Vakinox, it would be in your best interest not to generalize this entire community, and bad mouth the people that make it possible in the first place. We value all members that are serious about what they do and are looking to improve their skill. Many members here, myself included have felt the sinking feeling of putting in an hour or two of time into editing a newcomer's work and constructing a well thought out critique only to have the thread dwindle and the user lose interest in the piece and even pixel art in general. The work in this thread also in my opinion suffers from an area of not being bad enough to critique easily, and not being completely outstanding, where the entire thread is people grasping at enough words to create more than one liners saying " awesome!"

Personally I find Cyangmou's comments on this view not very useful; we may say to new users to start smaller or focus less on stylizations, but we are not here to say " do something completely different".

This is not a warning, but I invite you to drop the overly sarcastic feelings about this community and become an active member that helps pixelation grow. We are always in need of new people that don't just peek their head in for a month or two.

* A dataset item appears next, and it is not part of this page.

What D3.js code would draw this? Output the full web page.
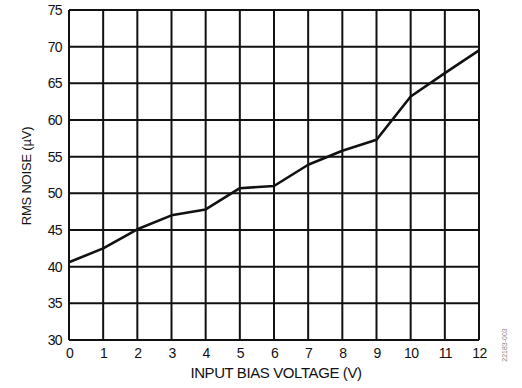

Xedrai: Your weapon icons seem generally well made. I think your art is suffering from too many shades for small sprites, and a more general, almost pillow shaded form as opposed to trying to replicate textures such as highly reflective metal. Finding references of the items you are wanting to represent, and perhaps even scaling them down to a similar size might give some insight into how to better represent these forms on such a small canvas.